Pan did not elaborate on the new tools the PBOC may introduce, but the bank has turned to relending tools to support various sectors of China’s economy in recent years.

Just last week, the PBOC announced plans to double the size of its relending tool to support the technology sector to 1 trillion yuan (US$138 billion) during the “two sessions”, the annual meeting of China’s top legislative and consultative bodies.

The moves are in line with Beijing’s decision to shift China’s monetary policy from a “prudent” to a “moderately loose” stance for 2025, as policymakers focus on stimulating consumption.

Domestic consumption has remained sluggish for over two years, prompting officials to lower this year’s inflation target to 2 per cent. The consumer price index fell 0.1 per cent during the first two months of the year, underscoring the need for stronger action.

The supportive monetary policy is also being used to counter external pressures on exports, following US President Donald Trump’s decision to hike tariffs on Chinese goods by 20 per cent.

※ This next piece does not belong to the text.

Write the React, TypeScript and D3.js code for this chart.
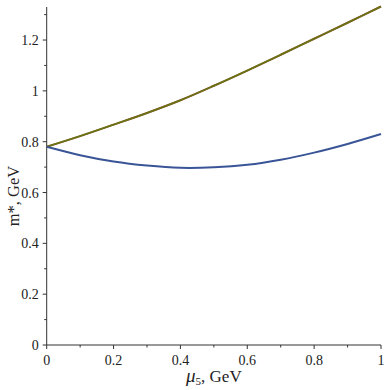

Last week, Premier Li Qiang outlined plans to issue an additional 300 billion yuan in ultra-long special treasury bonds and lift the fiscal deficit by a percentage point to 4 per cent to make room for more growth-boosting measures.

During the two sessions, Pan noted there was “ample room” for further RRR and interest rate cuts, a pledge he also made in December.

China introduced two RRR cuts last year, each of 0.5 percentage points, injecting 1 trillion yuan of liquidity into the market. The average RRR in China currently stands at 6.6 per cent.

At Thursday’s meeting, the PBOC also said it would strengthen support for the capital market, provide financial help to institutions to address local debt risks, and enhance the real estate financial system through improved macroprudential management.

The central bank said it would maintain the stability of the yuan by letting the market play a decisive role in setting exchange rates and boosting market expectations through improved policy transparency.

“We’ll advance the renminbi’s internationalisation in a steady and measured way, gradually opening up financial services and markets in an orderly manner,” Pan said.